Sometimes, you want to predict an event which either does or does not occur, i.e. a binary variable. It seems simpler than the prediction of a continuous variable, but it is much harder. The main techniques for doing that are logistic regression, decision trees and neural networks. They are very different and each have their champions in the profession, but luckily for the user, their results are similar in terms of predicting ability.

What kind of data is necessary to build a model?

You need a matrix of data where each row corresponds to an individual or to a case for which you have information. The columns of the matrix are called variables, for example age, sex, income, education level, number of children, etc. One of these variable should be the one that you want to predict.

In general, you need many more rows than you have columns, by several orders of magnitude.

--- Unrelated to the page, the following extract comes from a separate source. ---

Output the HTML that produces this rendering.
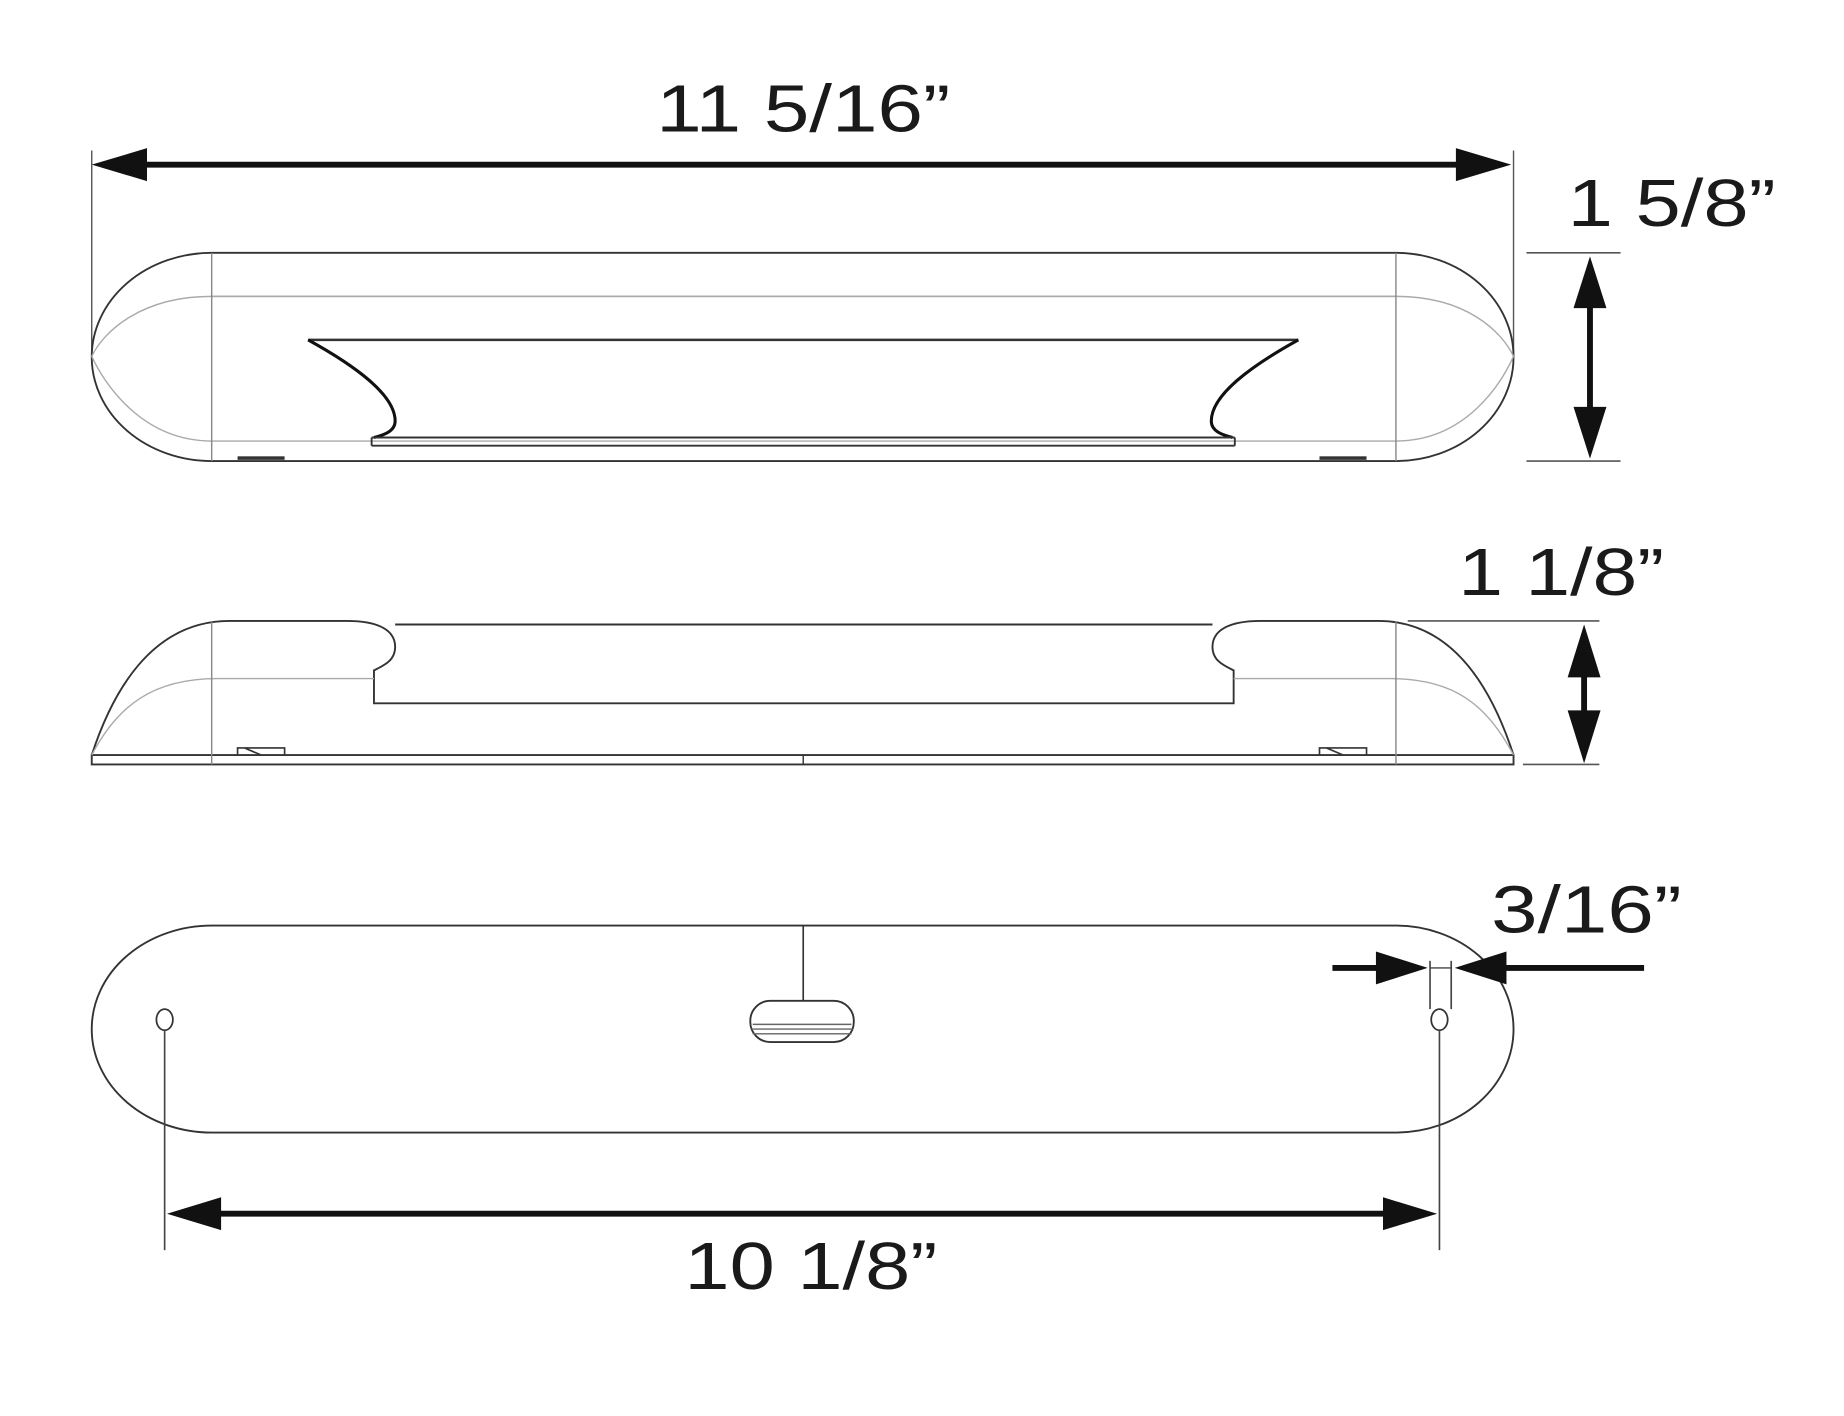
<!DOCTYPE html>
<html><head><meta charset="utf-8"><style>
html,body{margin:0;padding:0;background:#fff;}
svg{display:block;}
text{font-family:"Liberation Sans",sans-serif;font-size:57px;fill:#1a1a1a;}
</style></head><body>
<svg width="1844" height="1416" viewBox="0 0 1568 1204" preserveAspectRatio="none" xmlns="http://www.w3.org/2000/svg">
<rect width="1568" height="1204" fill="#fff"/>
<!-- TOP DIMENSION -->
<text x="558" y="112" textLength="250" lengthAdjust="spacingAndGlyphs">11 5/16”</text>
<line x1="78" y1="128" x2="78" y2="300" stroke="#555" stroke-width="1.2"/>
<line x1="1287" y1="128" x2="1287" y2="300" stroke="#555" stroke-width="1.2"/>
<line x1="118" y1="140" x2="1245" y2="140" stroke="#111" stroke-width="5"/>
<polygon points="78,140 125,126 125,154" fill="#111"/>
<polygon points="1285,140 1238,126 1238,154" fill="#111"/>

<!-- TOP VIEW -->
<path d="M180,215 H1187 A100,88.5 0 0 1 1187,392 H180 A102,88.5 0 0 1 180,215 Z" fill="none" stroke="#333" stroke-width="1.6"/>
<path d="M180,252 C120,252 88,282 78,303 C88,325 120,375 180,375 H1187 C1247,375 1277,325 1287,303 C1277,282 1247,252 1187,252 Z" fill="none" stroke="#aaa" stroke-width="1.2"/>
<line x1="180" y1="252" x2="1187" y2="252" stroke="#aaa" stroke-width="1.2"/>
<line x1="180" y1="215" x2="180" y2="392" stroke="#888" stroke-width="1.2"/>
<line x1="1187" y1="215" x2="1187" y2="392" stroke="#888" stroke-width="1.2"/>
<path d="M262,289 H1104" stroke="#333" stroke-width="2.2" fill="none"/>
<path d="M262,289 C300,310 336,335 336,358 C336,367 326,370 318,372" stroke="#111" stroke-width="2.6" fill="none"/>
<path d="M1104,289 C1066,310 1030,335 1030,358 C1030,367 1040,370 1048,372" stroke="#111" stroke-width="2.6" fill="none"/>
<path d="M316,372 H1050 M316,379 H1050 M316,372 V379 M1050,372 V379" stroke="#333" stroke-width="1.6" fill="none"/>
<rect x="202" y="388" width="40" height="3" fill="#333"/>
<rect x="1122" y="388" width="40" height="3" fill="#333"/>

<!-- 1 5/8 -->
<text x="1333" y="192" textLength="177" lengthAdjust="spacingAndGlyphs">1 5/8”</text>
<line x1="1298" y1="215" x2="1378" y2="215" stroke="#555" stroke-width="1.4"/>
<line x1="1298" y1="392" x2="1378" y2="392" stroke="#555" stroke-width="1.4"/>
<line x1="1352" y1="250" x2="1352" y2="358" stroke="#111" stroke-width="5"/>
<polygon points="1352,218 1338,262 1366,262" fill="#111"/>
<polygon points="1352,390 1338,346 1366,346" fill="#111"/>

<!-- SIDE VIEW -->
<path d="M78,642 C95,590 128,528 195,528 H295 C322,528 336,536 336,550 C336,562 326,566 318,570 V598 H1049 V570 C1041,566 1031,562 1031,550 C1031,536 1045,528 1072,528 H1172 C1238,528 1270,590 1287,642" fill="none" stroke="#333" stroke-width="1.6"/>
<line x1="336" y1="531" x2="1031" y2="531" stroke="#333" stroke-width="1.6"/>
<rect x="78" y="642" width="1209" height="8" fill="none" stroke="#333" stroke-width="1.6"/>
<path d="M78,642 C100,600 130,577 185,577 H318 M1049,577 H1182 C1237,577 1265,600 1287,642" fill="none" stroke="#aaa" stroke-width="1.2"/>
<line x1="180" y1="528" x2="180" y2="650" stroke="#888" stroke-width="1.2"/>
<line x1="1187" y1="528" x2="1187" y2="650" stroke="#888" stroke-width="1.2"/>
<line x1="683" y1="642" x2="683" y2="650" stroke="#333" stroke-width="1.2"/>
<path d="M202,642 V636 H242 V642 M208,636 L222,642" fill="none" stroke="#333" stroke-width="1.4"/>
<path d="M1122,642 V636 H1162 V642 M1128,636 L1142,642" fill="none" stroke="#333" stroke-width="1.4"/>

<!-- 1 1/8 -->
<text x="1240" y="506" textLength="175" lengthAdjust="spacingAndGlyphs">1 1/8”</text>
<line x1="1197" y1="528" x2="1360" y2="528" stroke="#555" stroke-width="1.4"/>
<line x1="1295" y1="650" x2="1360" y2="650" stroke="#555" stroke-width="1.4"/>
<line x1="1347" y1="570" x2="1347" y2="610" stroke="#111" stroke-width="5"/>
<polygon points="1347,531 1333,576 1361,576" fill="#111"/>
<polygon points="1347,649 1333,604 1361,604" fill="#111"/>

<!-- BOTTOM VIEW -->
<path d="M180,787 H1187 A100,88 0 0 1 1187,963 H180 A102,88 0 0 1 180,787 Z" fill="none" stroke="#333" stroke-width="1.6"/>
<ellipse cx="140" cy="867" rx="7" ry="9" fill="#fff" stroke="#333" stroke-width="1.5"/>
<ellipse cx="1224" cy="867" rx="7" ry="9" fill="#fff" stroke="#333" stroke-width="1.5"/>
<line x1="683" y1="787" x2="683" y2="851" stroke="#333" stroke-width="1.4"/>
<rect x="638" y="851" width="88" height="35" rx="17" ry="17" fill="#fff" stroke="#333" stroke-width="1.6"/>
<path d="M640,871 H724 M639,875 H725 M640,879 H724" stroke="#666" stroke-width="1.2"/>
<line x1="140" y1="876" x2="140" y2="1063" stroke="#444" stroke-width="1.4"/>
<line x1="1224" y1="876" x2="1224" y2="1063" stroke="#444" stroke-width="1.4"/>
<line x1="180" y1="1032" x2="1185" y2="1032" stroke="#111" stroke-width="5"/>
<polygon points="142,1032 188,1018 188,1046" fill="#111"/>
<polygon points="1222,1032 1176,1018 1176,1046" fill="#111"/>
<text x="582" y="1096" textLength="215" lengthAdjust="spacingAndGlyphs">10 1/8”</text>

<!-- 3/16 -->
<text x="1268" y="793" textLength="162" lengthAdjust="spacingAndGlyphs">3/16”</text>
<line x1="1216" y1="817" x2="1216" y2="858" stroke="#444" stroke-width="1.4"/>
<line x1="1234" y1="817" x2="1234" y2="858" stroke="#444" stroke-width="1.4"/>
<line x1="1216" y1="823" x2="1234" y2="823" stroke="#444" stroke-width="1.2"/>
<line x1="1133" y1="823" x2="1175" y2="823" stroke="#111" stroke-width="5"/>
<polygon points="1214,823 1170,809 1170,837" fill="#111"/>
<line x1="1275" y1="823" x2="1398" y2="823" stroke="#111" stroke-width="5"/>
<polygon points="1237,823 1281,809 1281,837" fill="#111"/>
</svg>
</body></html>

Because of the "Garbage In, Garbage Out" principle, you must clean your data: almost all the professional statisticians we know spend a huge amount of time cleaning data.

How do models work?

Of course, there's no magic involved. We simply use the idea that the past can help us predict the future. You do need a lot of historical data, hopefully related to what you want to predict, and "voila:" most programs use classical statistical methods and will take care of the rest.

Do models always work?

If you have short term data, they certainly cannot help you detect the end of a bubble.

But in general, if you have enough clean data, how well you do in the end will depend on two factors: whether or not the information you have is related to the variable you want to predict, and whether or not you have the right tools at your disposal.

When your target variable is binary, we believe that ArrowModel is the right tool for the job.